AIM | Count every line where "this" occurs. Give the total alone.

────────────────────

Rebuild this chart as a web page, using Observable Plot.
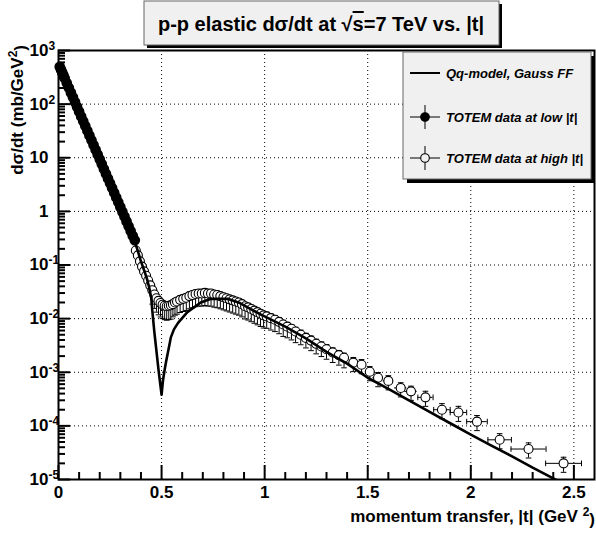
<!DOCTYPE html>
<html><head><meta charset="utf-8">
<script src="https://cdn.jsdelivr.net/npm/d3@7"></script>
<script src="https://cdn.jsdelivr.net/npm/@observablehq/plot@0.6"></script>
<style>
html,body{margin:0;padding:0;background:#fff;}
#chart{width:596px;height:536px;}
</style></head><body><div id="chart"></div>
<script>
// ---- TOTEM data at low |t| (filled circles)
const lowT = [0.006,0.012,0.018,0.024,0.03,0.04,0.05,0.06,0.07,0.08,0.09,0.10,0.11,0.12,0.13,0.14,0.15,0.16,0.17,0.18,0.19,0.20,0.21,0.22,0.23,0.24,0.25,0.26,0.27,0.28,0.29,0.30,0.31,0.32,0.33,0.34,0.35,0.36,0.37];
const lowY = [498,440,389,344,304,248,202,164,134,109,88.9,72.4,59.0,48.1,39.2,31.9,26.0,21.2,17.3,14.1,11.5,9.33,7.60,6.19,5.05,4.11,3.35,2.73,2.22,1.81,1.48,1.20,0.98,0.80,0.65,0.53,0.43,0.35,0.29];

// ---- TOTEM data at high |t| (open circles)
const highT = [0.375,0.385,0.395,0.405,0.415,0.425,0.435,0.445,0.455,0.465,0.475,0.485,0.495,0.505,0.515,0.525,0.535,0.545,0.555,0.565,0.575,0.59,0.605,0.62,0.635,0.65,0.665,0.68,0.695,0.71,0.725,0.74,0.755,0.77,0.785,0.80,0.815,0.83,0.845,0.86,0.875,0.89,0.905,0.92,0.935,0.95,0.965,0.98,0.995,1.01,1.03,1.05,1.07,1.09,1.11,1.13,1.15,1.175,1.20,1.225,1.25,1.275,1.30,1.33,1.36,1.385,1.43,1.47,1.51,1.55,1.60,1.66,1.71,1.78,1.86,1.94,2.03,2.14,2.28,2.45];
const highY = [0.186,0.151,0.117,0.0933,0.0759,0.0631,0.0513,0.0417,0.0339,0.0282,0.0240,0.0214,0.0195,0.0182,0.0174,0.0170,0.0174,0.0178,0.0186,0.0200,0.0209,0.0224,0.0234,0.0245,0.0263,0.0275,0.0288,0.0295,0.0295,0.0302,0.0295,0.0295,0.0282,0.0275,0.0263,0.0251,0.0240,0.0229,0.0219,0.0209,0.0200,0.0186,0.0170,0.0162,0.0151,0.0141,0.0132,0.0123,0.0115,0.0110,0.0102,0.00955,0.00871,0.00776,0.00708,0.00646,0.00575,0.00501,0.00437,0.00389,0.00339,0.00302,0.00269,0.00234,0.00209,0.00186,0.00151,0.00138,0.00102,0.00079,0.00069,0.00051,0.00044,0.00034,0.00020,0.000178,0.000120,0.000055,0.000037,0.000020];
const highXerr = [0.005,0.005,0.005,0.005,0.005,0.005,0.005,0.005,0.005,0.005,0.005,0.005,0.005,0.005,0.005,0.005,0.005,0.005,0.005,0.005,0.005,0.007,0.007,0.007,0.007,0.007,0.007,0.007,0.007,0.007,0.007,0.007,0.007,0.007,0.007,0.007,0.007,0.007,0.007,0.007,0.007,0.007,0.007,0.007,0.007,0.007,0.007,0.007,0.007,0.01,0.01,0.01,0.01,0.01,0.01,0.01,0.01,0.012,0.012,0.012,0.012,0.012,0.015,0.015,0.015,0.015,0.02,0.02,0.02,0.025,0.025,0.03,0.03,0.037,0.04,0.04,0.05,0.057,0.085,0.087];
const highErrDn = [12,12,12,12,12,12,12,12,45,45,45,45,45,45,45,45,45,45,42,42,42,42,42,42,42,42,42,42,42,42,42,42,42,42,42,42,42,42,42,42,42,42,42,42,42,42,42,42,42,40,40,40,40,40,38,38,38,35,35,35,35,35,35,35,35,35,32,32,32,32,32,32,32,32,32,32,32,32,32,32];
const highErrUp = [12,12,12,12,12,12,12,12,18,18,18,18,18,18,18,18,18,18,18,18,18,18,18,18,18,18,18,18,18,18,18,18,18,18,18,18,18,18,18,18,18,18,18,18,18,18,18,18,18,20,20,20,20,20,20,20,20,22,22,22,22,22,22,22,22,22,25,25,25,25,25,25,25,30,30,30,30,30,30,30];

// ---- Qq-model, Gauss FF (solid line)
const modelT = [0,0.05,0.10,0.15,0.20,0.25,0.30,0.35,0.38,0.40,0.42,0.43,0.44,0.45,0.455,0.465,0.475,0.485,0.493,0.50,0.507,0.515,0.522,0.535,0.545,0.56,0.58,0.625,0.69,0.74,0.82,0.88,0.98,1.1,1.2,1.3,1.4,1.5,1.6,1.7,1.8,1.9,2.0,2.1,2.2,2.3,2.4,2.45];
const modelY = [562,200,72.4,26.3,9.33,3.39,1.20,0.417,0.209,0.117,0.0708,0.0537,0.0380,0.0240,0.0141,0.00562,0.00251,0.00112,0.00063,0.00038,0.00071,0.00112,0.00158,0.00282,0.00447,0.00631,0.00832,0.0132,0.0200,0.0234,0.0234,0.0195,0.0120,0.00708,0.00427,0.00240,0.00145,0.00079,0.00049,0.00030,0.000182,0.000112,0.000069,0.000043,0.000027,0.0000166,0.0000105,0.0000083];

// ---- axes
const xMajor = [0,0.5,1,1.5,2,2.5];
const xTickLabels = ["0","0.5","1","1.5","2","2.5"];
const xMinor = [0.1,0.2,0.3,0.4,0.6,0.7,0.8,0.9,1.1,1.2,1.3,1.4,1.6,1.7,1.8,1.9,2.1,2.2,2.3,2.4];
const yDecades = [1e-5,1e-4,1e-3,1e-2,1e-1,1,10,100,1000];
const yTickLabels = ["10^-5","10^-4","10^-3","10^-2","10^-1","1","10","10^2","10^3"];
const yMinorMult = [2,3,4,5,6,7,8,9];
const yMinor = yDecades.slice(0,-1).flatMap(d => yMinorMult.map(m => d*m));

const titleText = ["p-p elastic d\u03c3/dt at \u221a", "s", "=7 TeV vs. |t|"];
const xTitle = ["momentum transfer, |t| (GeV ", "2", ")"];
const yTitle = ["d\u03c3/dt (mb/GeV", "2", ")"];
const legendItems = [
  {label: "Qq-model, Gauss FF", kind: "line"},
  {label: "TOTEM data at low |t|", kind: "filled"},
  {label: "TOTEM data at high |t|", kind: "open"}
];

const FONT = "'Liberation Sans', Arial, Helvetica, sans-serif";
const lowIdx = d3.range(lowT.length);
const hiIdx = d3.range(highT.length);
const mIdx = d3.range(modelT.length);

const hCap = {draw(ctx, size){ const w = Math.sqrt(size)/2; ctx.moveTo(-w,0); ctx.lineTo(w,0); }};
const vCap = {draw(ctx, size){ const w = Math.sqrt(size)/2; ctx.moveTo(0,-w); ctx.lineTo(0,w); }};
const lo = i => highY[i]*(1-highErrDn[i]/100);
const hi = i => highY[i]*(1+highErrUp[i]/100);

const grid = {stroke: "black", strokeOpacity: 1, strokeWidth: 1, strokeDasharray: "1,3"};
const tk = {fill: "none", label: null, stroke: "#000", strokeWidth: 2};

const plot = Plot.plot({
  width: 596, height: 536,
  marginLeft: 58, marginRight: 2, marginTop: 50, marginBottom: 57,
  x: {domain: [0, 2.6]},
  y: {type: "log", domain: [1e-5, 1e3]},
  style: {fontFamily: FONT, fontSize: "17px", fontWeight: "bold", background: "white", color: "black"},
  marks: [
    Plot.gridX(xMajor.filter(v => v > 0), grid),
    Plot.gridY(yDecades.slice(1, -1), grid),
    // error bars of high |t| data
    Plot.ruleX(hiIdx, {x: i => highT[i], y1: lo, y2: hi, stroke: "black", strokeWidth: 1}),
    Plot.ruleY(hiIdx, {y: i => highY[i], x1: i => highT[i]-highXerr[i], x2: i => highT[i]+highXerr[i], stroke: "black", strokeWidth: 1}),
    Plot.dot(hiIdx, {x: i => highT[i], y: lo, symbol: hCap, r: 3.2, stroke: "black", strokeWidth: 1}),
    Plot.dot(hiIdx, {x: i => highT[i], y: hi, symbol: hCap, r: 3.2, stroke: "black", strokeWidth: 1}),
    Plot.dot(hiIdx.filter(i => highXerr[i] > 0.03), {x: i => highT[i]-highXerr[i], y: i => highY[i], symbol: vCap, r: 3.2, stroke: "black", strokeWidth: 1}),
    Plot.dot(hiIdx.filter(i => highXerr[i] > 0.03), {x: i => highT[i]+highXerr[i], y: i => highY[i], symbol: vCap, r: 3.2, stroke: "black", strokeWidth: 1}),
    Plot.dot(hiIdx, {x: i => highT[i], y: i => highY[i], r: 4.5, fill: "white", stroke: "black", strokeWidth: 1.1}),
    // model
    Plot.line(mIdx, {x: i => modelT[i], y: i => modelY[i], stroke: "black", strokeWidth: 2.6, clip: true}),
    // low |t| data
    Plot.dot(lowIdx, {x: i => lowT[i], y: i => lowY[i], r: 4.6, fill: "black", stroke: "black"}),
    // inward ticks
    Plot.axisX(xMajor, {tickSize: -14, ...tk}),
    Plot.axisX(xMinor, {tickSize: -7, ...tk}),
    Plot.axisY(yDecades, {tickSize: -12, ...tk}),
    Plot.axisY(yMinor, {tickSize: -7, ...tk}),
    // tick labels
    Plot.axisX(xMajor, {tickSize: 0, tickPadding: 6, tickFormat: d => xTickLabels[xMajor.indexOf(d)], label: null, fontSize: 17}),
    Plot.axisY(yDecades, {tickSize: 0, tickPadding: 10, tickFormat: d => yTickLabels[yDecades.indexOf(d)], label: null, fontSize: 17}),
    Plot.frame({stroke: "black", strokeWidth: 2})
  ]
});

document.getElementById("chart").appendChild(plot);
const svg = d3.select(plot);

// superscripts in y tick labels
svg.selectAll('g[aria-label="y-axis tick label"] text').each(function(){
  const s = this.textContent;
  if (s.includes("^")) {
    const [b, e] = s.split("^");
    const t = d3.select(this);
    t.text(null);
    t.append("tspan").text(b);
    const sup = t.append("tspan").attr("dy", "-0.5em").attr("font-size", "12px").text(e);
    const w = sup.node().getComputedTextLength();
    t.attr("dx", w);
  }
});

// title box
const tb = svg.append("g").attr("text-anchor", "middle");
tb.append("rect").attr("x", 147).attr("y", 4).attr("width", 355).attr("height", 44).attr("fill", "black");
tb.append("rect").attr("x", 144).attr("y", 1).attr("width", 355).attr("height", 44).attr("fill", "#f0f0f0").attr("stroke", "#666").attr("stroke-width", 1);
const tt = tb.append("text").attr("x", 321).attr("y", 31).attr("text-anchor", "middle")
  .attr("font-family", FONT).attr("font-weight", "bold").attr("font-size", 20).attr("fill", "black");
tt.append("tspan").text(titleText[0]);
tt.append("tspan").attr("text-decoration", "overline").text(titleText[1]);
tt.append("tspan").text(titleText[2]);

// axis titles
const xt = svg.append("text").attr("x", 595).attr("y", 522).attr("text-anchor", "end")
  .attr("font-family", FONT).attr("font-weight", "bold").attr("font-size", 17);
xt.append("tspan").text(xTitle[0]);
xt.append("tspan").attr("dy", "-0.5em").attr("font-size", 12).text(xTitle[1]);
xt.append("tspan").attr("dy", "0.5em").text(xTitle[2]);

const yt = svg.append("text").attr("transform", "translate(23,45) rotate(-90)").attr("text-anchor", "end")
  .attr("font-family", FONT).attr("font-weight", "bold").attr("font-size", 17);
yt.append("tspan").text(yTitle[0]);
yt.append("tspan").attr("dy", "-0.5em").attr("font-size", 12).text(yTitle[1]);
yt.append("tspan").attr("dy", "0.5em").text(yTitle[2]);

// legend
const lg = svg.append("g").attr("text-anchor", "start");
lg.append("rect").attr("x", 407).attr("y", 56).attr("width", 188).attr("height", 127).attr("fill", "black");
lg.append("rect").attr("x", 403).attr("y", 52).attr("width", 188).attr("height", 127).attr("fill", "#f0f0f0").attr("stroke", "#666").attr("stroke-width", 1);
const rowsY = [73, 117, 158];
legendItems.forEach((it, k) => {
  const y = rowsY[k];
  const g = lg.append("g");
  if (it.kind === "line") {
    g.append("line").attr("x1", 410).attr("x2", 440).attr("y1", y).attr("y2", y).attr("stroke", "black").attr("stroke-width", 2);
  } else {
    g.append("line").attr("x1", 410).attr("x2", 440).attr("y1", y).attr("y2", y).attr("stroke", "black").attr("stroke-width", 1);
    g.append("line").attr("x1", 425).attr("x2", 425).attr("y1", y-12).attr("y2", y+12).attr("stroke", "black").attr("stroke-width", 1);
    g.append("circle").attr("cx", 425).attr("cy", y).attr("r", 4.3)
      .attr("fill", it.kind === "filled" ? "black" : "#f0f0f0").attr("stroke", "black").attr("stroke-width", 1.1);
  }
  g.append("text").attr("x", 446).attr("y", y+5).attr("text-anchor", "start").text(it.label)
    .attr("font-family", FONT).attr("font-weight", "bold").attr("font-style", "italic").attr("font-size", 13);
});
</script>
</body></html>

────────────────────

OUTPUT | 3